Growing up as a Christian I was always looking for that moment in church. If you don’t know exactly what I mean by that moment, either you’ve never looked for it or perhaps you’re a bit jaded about the mystical. For me that moment has always been about finding something transcendent, an experience or moment that will forever quiet the doubts in my head and just feel so completely and utterly real that I will be forever changed by it.
As a Christian I think I tried to force the moment. I did things, big things, in church, stuff like being baptized and being confirmed as a full-fledged Methodist. Out of those two events I always dreamed that baptism would offer some sort of spine-tingling change. I assumed that I’d feel the sin leaving my body where it was touched by the holy water, but that wasn’t the case. When it was done I was just wet, wondering where the change was and when it would occur.
Several years later I was encouraged to “open my heart to Jesus” and be “born again” (by the husband of my then school bus-driver). I remember intently praying with that man expecting to feel a change come over me while I did so. Not surprisingly, it didn’t. But it wasn’t from lack of trying on my part, I was pretty serious about the Jesus and being born again thing but it just didn’t resonate with me. I went through the motions with it, but it never felt like my world was transformed after it happened.
That’s all so different from my experiences as a Pagan. Since dedicating myself as a Witch back in 1995 I’ve had a few really big moments. Some of the most amazing ones have involved drawing down the moon, and indeed, it was my first real huge moment. I had experienced deity before that particular October night, but that evening just felt so much bigger and more important than anything else I had experienced up to that point. I don’t remember very much about that Samhain ritual except for my glowing High Priestess and my now wife’s inspired reading of Doreen Valiente’s Charge of the Goddess.
All these years later my experiences involving drawing down are among my most prized Witch-moments. That’s not to say every time we’ve attempted a drawing down it’s been successful, just the opposite. It’s the rarity of the complete experience that makes it so special. When it really works, and there’s no doubt that something else is there inhabiting a human body, it’s incredible and beyond doubt. But that’s only when it really works, because I’ve been in a few circles where I’ve doubted the experience for whatever reason. (It’s something that can be faked, I like to think I know the difference.)
There have been other moments too, many of them I’m not at liberty to discuss. My initiations and elevations in Gardnerian Craft were all transformative in one way or another. Each step on that path changed my perception of the world, and changed me. I’m not the same person I was before beginning that journey. Those experiences all count as one of those moments, and unlike the drawing downs, they were one time only events. (Even if I initiate someone else, it’s not the same as being initiated.)
While it might sound like these events are pretty common in my life, just the opposite is true. Ritual with my coven is generally really good, but really good doesn’t mean it’s always transformative. Those moment nights are the exception, not the rule.
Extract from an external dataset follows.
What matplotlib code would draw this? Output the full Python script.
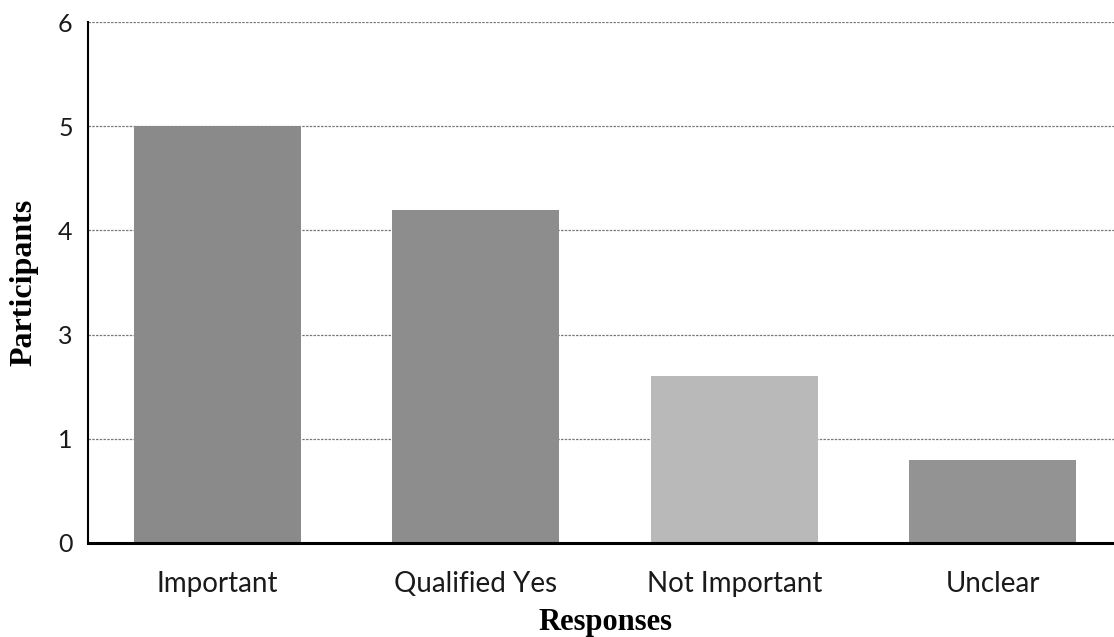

I can count on my fingers and toes the amount of times a drawing down experience I’ve been involved with has been life-changing. Again, it’s not the norm, it’s just that those nights are so sacred, so awe-inspiring, and so wonderful that I probably obsess about them online more than other ones. It’s their infrequency that’s make them special.
There are times when I feel as if I get a little too wrapped up in my search for the big moments, and I’ll admit that I sometimes try to force them. Two years ago when my wife and I visited Glastonbury Tor was one of those times. I had been reading about Glastonbury for decades at that point, and was just super excited about going up the Tor and then feeling something.
We had brought some seashells with us from the Pacific Ocean that I encouraged my wife to leave on top of the hill, but I probably shouldn’t have. The top of the Tor was pretty, but most people up there were more into their cellphones than ancient Avalon. It was cool to go, but it wasn’t a moment, and nothing I did was going to change that. (Of course we did have the moment twenty minutes later when we experienced the power of the White Spring, right when we weren’t looking for it.)
In less than tow weeks my wife and I are going back to the United Kingdom and in some ways I’m writing this article to remind myself not to force the moment. Either it will come on its own, or it won’t. Do I want that moment when I’m looking at the Gundestrup Cauldron? Of course I do, but I may not get it and I need to be ready to accept that reality too.
One of the things that makes the moments in Paganism so special is that they often happen when we aren’t looking. I don’t think we get to dictate terms with the divine, which is what makes it so much more special when it chooses to show up.